- **Stated exercise**:
Take the lines beginning with the one that contains "Recreate this image" and ending with the one that contains "Chart.register(...registerables);", and set them down exactly. Omit all pictures.

Plotting code records
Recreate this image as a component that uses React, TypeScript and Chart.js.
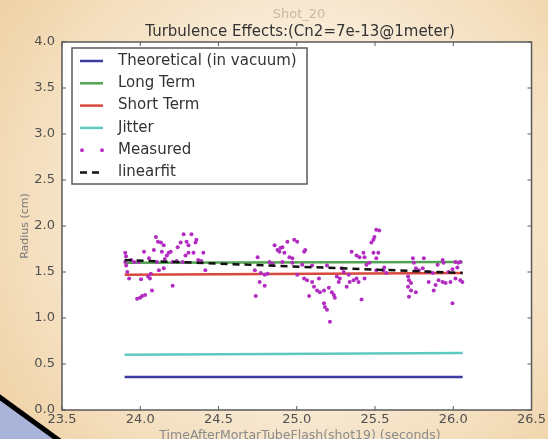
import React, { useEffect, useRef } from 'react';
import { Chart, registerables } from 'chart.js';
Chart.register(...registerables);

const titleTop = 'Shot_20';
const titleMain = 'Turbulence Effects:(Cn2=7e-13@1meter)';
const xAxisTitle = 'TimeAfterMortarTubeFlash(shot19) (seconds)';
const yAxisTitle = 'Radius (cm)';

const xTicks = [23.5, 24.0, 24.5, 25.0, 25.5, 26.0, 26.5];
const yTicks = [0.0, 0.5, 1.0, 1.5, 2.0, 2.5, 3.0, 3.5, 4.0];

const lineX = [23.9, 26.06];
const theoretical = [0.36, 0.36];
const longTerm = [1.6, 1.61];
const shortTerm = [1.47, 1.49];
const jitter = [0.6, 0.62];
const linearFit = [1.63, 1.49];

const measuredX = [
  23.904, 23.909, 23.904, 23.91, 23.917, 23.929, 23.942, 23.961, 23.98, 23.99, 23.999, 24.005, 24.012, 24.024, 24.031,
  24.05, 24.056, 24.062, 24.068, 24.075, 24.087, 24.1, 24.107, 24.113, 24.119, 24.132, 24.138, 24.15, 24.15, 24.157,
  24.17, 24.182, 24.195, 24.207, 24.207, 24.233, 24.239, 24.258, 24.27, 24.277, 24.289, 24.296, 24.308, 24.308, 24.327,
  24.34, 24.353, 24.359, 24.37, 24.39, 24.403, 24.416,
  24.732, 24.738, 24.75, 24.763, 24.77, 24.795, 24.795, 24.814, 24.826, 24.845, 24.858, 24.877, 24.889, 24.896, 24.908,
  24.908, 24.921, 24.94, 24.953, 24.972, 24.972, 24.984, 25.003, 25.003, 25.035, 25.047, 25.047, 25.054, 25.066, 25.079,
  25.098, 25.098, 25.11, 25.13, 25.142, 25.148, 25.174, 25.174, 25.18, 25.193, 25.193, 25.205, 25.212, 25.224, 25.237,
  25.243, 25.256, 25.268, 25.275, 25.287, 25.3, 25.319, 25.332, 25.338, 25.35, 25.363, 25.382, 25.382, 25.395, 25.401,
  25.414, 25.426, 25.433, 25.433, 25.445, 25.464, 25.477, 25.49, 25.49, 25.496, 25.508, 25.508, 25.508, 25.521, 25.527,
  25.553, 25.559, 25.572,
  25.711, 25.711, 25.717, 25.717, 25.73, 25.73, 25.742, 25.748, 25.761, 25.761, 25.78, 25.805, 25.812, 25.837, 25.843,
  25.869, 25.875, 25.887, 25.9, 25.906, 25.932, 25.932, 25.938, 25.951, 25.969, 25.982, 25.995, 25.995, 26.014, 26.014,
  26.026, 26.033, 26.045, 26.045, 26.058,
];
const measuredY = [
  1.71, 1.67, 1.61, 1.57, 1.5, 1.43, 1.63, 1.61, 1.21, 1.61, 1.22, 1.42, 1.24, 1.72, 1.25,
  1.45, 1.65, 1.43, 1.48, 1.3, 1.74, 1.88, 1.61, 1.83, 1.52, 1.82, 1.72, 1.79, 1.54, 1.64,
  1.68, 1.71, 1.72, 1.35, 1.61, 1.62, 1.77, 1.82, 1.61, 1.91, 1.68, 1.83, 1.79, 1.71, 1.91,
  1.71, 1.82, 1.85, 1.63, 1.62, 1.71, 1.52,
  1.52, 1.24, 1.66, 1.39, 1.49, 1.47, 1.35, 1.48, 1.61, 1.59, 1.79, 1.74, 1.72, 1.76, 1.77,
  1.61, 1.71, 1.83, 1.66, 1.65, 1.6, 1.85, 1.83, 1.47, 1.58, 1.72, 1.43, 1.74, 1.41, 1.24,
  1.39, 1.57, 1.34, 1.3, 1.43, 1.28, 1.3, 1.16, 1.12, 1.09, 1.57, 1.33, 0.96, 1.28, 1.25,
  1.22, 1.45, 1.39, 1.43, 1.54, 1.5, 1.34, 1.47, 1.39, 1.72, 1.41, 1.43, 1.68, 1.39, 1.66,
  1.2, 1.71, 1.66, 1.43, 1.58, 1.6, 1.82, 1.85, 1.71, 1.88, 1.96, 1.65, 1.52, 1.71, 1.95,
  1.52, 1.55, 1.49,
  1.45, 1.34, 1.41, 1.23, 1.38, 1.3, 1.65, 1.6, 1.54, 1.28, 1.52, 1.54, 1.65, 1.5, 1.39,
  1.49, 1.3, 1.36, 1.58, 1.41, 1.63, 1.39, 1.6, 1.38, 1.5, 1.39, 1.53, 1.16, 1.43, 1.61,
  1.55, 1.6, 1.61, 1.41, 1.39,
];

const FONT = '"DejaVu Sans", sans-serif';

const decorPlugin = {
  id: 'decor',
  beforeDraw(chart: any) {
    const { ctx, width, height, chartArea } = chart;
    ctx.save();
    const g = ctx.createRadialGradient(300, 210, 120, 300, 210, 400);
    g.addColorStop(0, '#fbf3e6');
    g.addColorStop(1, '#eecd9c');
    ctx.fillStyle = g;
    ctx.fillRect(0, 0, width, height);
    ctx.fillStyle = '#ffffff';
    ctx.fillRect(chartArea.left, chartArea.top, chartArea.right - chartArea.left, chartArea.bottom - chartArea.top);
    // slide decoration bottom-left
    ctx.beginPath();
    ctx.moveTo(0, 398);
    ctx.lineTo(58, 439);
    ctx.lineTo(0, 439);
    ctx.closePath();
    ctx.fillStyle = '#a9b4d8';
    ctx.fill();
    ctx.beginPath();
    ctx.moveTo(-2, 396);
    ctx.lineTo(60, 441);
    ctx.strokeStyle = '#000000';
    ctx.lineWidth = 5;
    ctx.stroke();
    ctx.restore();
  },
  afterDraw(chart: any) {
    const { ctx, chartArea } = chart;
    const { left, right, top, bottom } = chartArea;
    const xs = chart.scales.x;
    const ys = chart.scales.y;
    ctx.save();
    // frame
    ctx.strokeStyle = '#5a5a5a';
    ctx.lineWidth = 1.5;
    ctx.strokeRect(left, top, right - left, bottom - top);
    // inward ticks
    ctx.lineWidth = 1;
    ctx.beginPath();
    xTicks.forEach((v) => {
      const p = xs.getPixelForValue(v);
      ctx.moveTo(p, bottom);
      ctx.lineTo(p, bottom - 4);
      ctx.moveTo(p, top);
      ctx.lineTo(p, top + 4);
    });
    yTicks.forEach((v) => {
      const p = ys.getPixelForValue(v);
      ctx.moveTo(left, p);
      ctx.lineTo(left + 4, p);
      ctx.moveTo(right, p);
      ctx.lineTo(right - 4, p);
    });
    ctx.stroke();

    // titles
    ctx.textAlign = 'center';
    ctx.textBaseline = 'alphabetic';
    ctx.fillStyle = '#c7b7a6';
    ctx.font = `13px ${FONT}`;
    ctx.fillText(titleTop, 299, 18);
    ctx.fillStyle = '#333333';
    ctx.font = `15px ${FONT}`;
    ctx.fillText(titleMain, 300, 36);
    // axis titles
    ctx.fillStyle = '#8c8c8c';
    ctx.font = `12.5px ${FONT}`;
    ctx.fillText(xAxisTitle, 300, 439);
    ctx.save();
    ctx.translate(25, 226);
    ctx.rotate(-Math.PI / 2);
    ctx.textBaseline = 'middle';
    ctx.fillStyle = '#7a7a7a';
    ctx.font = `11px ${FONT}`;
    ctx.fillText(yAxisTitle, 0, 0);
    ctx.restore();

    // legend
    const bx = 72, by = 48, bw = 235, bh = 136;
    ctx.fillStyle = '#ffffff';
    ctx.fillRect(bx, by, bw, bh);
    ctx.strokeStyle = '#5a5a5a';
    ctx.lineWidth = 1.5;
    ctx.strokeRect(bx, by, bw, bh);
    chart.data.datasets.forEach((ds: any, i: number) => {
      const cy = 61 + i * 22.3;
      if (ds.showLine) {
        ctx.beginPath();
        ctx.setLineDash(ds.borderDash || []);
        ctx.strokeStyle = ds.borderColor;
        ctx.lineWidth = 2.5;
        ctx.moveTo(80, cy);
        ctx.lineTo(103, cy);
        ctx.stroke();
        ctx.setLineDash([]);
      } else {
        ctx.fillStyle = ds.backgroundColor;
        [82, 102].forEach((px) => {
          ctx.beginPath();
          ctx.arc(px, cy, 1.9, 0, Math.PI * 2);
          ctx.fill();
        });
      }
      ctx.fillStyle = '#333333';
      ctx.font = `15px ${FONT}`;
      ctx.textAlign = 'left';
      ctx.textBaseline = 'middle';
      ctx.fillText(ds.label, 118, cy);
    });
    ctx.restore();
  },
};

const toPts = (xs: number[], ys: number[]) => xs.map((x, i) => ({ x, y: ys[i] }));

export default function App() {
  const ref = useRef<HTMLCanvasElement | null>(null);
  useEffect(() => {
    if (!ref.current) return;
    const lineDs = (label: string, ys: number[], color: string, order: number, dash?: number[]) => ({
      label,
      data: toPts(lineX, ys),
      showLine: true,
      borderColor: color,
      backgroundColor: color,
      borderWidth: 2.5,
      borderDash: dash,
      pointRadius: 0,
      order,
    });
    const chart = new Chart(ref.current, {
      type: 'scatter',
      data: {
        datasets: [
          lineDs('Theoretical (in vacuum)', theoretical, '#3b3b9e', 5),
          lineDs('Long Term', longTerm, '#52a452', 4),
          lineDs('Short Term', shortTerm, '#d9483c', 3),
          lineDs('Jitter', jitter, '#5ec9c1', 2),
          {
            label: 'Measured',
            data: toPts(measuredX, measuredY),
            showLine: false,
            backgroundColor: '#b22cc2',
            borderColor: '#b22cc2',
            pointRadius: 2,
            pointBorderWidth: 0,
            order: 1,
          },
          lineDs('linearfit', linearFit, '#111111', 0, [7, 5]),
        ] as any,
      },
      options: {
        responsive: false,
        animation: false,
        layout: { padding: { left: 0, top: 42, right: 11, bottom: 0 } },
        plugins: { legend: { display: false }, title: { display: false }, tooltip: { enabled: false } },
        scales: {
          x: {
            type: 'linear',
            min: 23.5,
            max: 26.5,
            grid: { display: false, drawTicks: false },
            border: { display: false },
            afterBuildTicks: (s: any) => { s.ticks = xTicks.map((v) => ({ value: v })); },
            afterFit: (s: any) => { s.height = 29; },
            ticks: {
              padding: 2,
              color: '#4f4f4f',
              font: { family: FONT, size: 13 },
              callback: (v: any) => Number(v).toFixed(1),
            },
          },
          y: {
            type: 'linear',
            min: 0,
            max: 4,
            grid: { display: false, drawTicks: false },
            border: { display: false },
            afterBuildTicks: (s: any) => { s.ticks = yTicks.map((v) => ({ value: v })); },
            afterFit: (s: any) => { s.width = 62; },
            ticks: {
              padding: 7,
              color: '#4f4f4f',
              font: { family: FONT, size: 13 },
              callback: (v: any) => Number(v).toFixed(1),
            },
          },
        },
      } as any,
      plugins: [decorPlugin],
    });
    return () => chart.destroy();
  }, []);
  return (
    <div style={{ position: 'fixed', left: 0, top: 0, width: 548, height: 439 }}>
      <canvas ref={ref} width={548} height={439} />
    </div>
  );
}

--

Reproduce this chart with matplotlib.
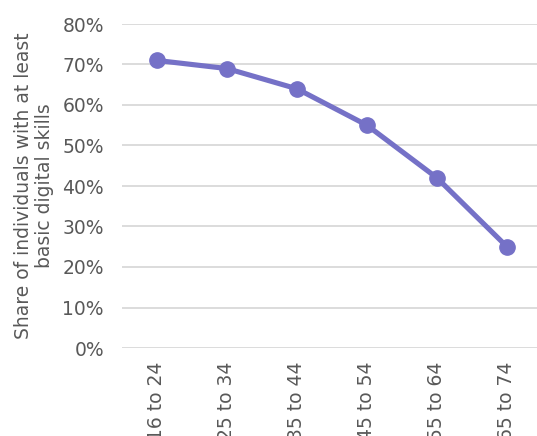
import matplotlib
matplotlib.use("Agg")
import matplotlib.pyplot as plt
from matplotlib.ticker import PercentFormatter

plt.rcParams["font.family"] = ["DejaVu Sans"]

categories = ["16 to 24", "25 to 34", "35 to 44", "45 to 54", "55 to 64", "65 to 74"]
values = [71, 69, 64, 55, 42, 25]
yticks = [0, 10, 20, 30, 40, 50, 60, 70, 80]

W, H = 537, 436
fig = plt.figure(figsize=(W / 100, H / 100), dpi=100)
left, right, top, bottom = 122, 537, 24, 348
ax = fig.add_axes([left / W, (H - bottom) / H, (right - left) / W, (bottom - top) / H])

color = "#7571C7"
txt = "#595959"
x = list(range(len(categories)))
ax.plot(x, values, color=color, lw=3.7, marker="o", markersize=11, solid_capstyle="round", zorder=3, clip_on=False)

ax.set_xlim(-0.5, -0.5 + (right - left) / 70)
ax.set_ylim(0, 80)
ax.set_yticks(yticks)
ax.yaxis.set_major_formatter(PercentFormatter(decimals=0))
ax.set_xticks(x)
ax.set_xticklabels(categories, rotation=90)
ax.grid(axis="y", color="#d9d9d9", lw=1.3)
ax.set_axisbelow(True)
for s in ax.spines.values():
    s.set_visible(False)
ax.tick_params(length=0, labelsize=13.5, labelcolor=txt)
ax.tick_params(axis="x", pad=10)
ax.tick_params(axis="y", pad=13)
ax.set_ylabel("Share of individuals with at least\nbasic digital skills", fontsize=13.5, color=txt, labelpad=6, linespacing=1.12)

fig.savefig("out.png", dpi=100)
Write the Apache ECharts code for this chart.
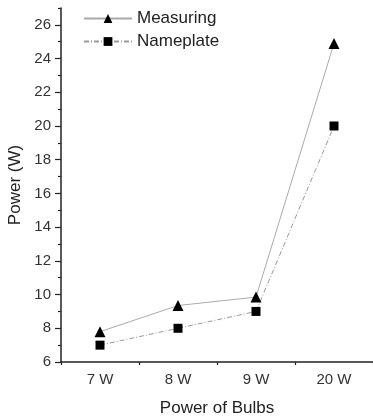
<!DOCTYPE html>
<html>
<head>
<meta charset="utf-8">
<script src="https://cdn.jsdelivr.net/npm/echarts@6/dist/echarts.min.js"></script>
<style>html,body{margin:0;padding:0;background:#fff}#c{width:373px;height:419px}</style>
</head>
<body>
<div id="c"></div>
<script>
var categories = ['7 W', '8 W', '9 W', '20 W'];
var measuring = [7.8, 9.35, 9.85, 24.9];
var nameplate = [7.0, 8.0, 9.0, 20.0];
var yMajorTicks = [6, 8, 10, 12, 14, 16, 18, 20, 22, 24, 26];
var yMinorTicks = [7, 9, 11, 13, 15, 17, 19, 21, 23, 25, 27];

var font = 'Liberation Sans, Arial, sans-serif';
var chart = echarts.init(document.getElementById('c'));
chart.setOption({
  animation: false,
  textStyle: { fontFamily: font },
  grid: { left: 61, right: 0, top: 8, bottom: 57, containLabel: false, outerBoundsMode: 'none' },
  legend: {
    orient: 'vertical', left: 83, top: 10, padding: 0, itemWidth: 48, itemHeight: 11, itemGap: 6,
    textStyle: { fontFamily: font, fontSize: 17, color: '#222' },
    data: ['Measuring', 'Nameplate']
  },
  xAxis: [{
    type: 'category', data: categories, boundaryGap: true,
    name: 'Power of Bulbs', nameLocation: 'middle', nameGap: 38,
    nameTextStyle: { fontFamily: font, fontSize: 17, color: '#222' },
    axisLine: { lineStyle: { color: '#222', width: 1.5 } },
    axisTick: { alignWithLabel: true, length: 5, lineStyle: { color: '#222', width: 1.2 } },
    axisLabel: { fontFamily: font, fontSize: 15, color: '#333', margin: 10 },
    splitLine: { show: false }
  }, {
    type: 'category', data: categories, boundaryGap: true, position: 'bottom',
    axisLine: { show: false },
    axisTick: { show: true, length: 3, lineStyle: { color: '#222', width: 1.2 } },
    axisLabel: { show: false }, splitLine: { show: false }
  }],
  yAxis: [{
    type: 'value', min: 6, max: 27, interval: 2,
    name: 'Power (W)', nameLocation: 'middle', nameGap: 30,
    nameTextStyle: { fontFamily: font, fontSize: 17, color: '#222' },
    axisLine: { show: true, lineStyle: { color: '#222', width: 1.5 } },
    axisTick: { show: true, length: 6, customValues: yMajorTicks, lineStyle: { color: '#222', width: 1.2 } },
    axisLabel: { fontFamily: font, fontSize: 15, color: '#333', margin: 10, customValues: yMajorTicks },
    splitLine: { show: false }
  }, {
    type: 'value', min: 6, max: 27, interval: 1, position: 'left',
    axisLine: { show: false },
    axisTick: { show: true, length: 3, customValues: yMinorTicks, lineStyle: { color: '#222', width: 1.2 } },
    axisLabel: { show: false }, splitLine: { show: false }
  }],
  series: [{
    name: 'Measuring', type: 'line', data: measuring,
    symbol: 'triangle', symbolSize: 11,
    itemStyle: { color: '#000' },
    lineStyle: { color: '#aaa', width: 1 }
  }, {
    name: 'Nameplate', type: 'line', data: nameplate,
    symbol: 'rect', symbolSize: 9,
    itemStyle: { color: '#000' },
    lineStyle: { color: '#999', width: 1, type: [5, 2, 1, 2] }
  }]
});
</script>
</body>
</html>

- **Result**:
Recreate this image as a component that uses React, TypeScript and Chart.js.
import React, { useEffect, useRef } from 'react';
import { Chart, registerables } from 'chart.js';
Chart.register(...registerables);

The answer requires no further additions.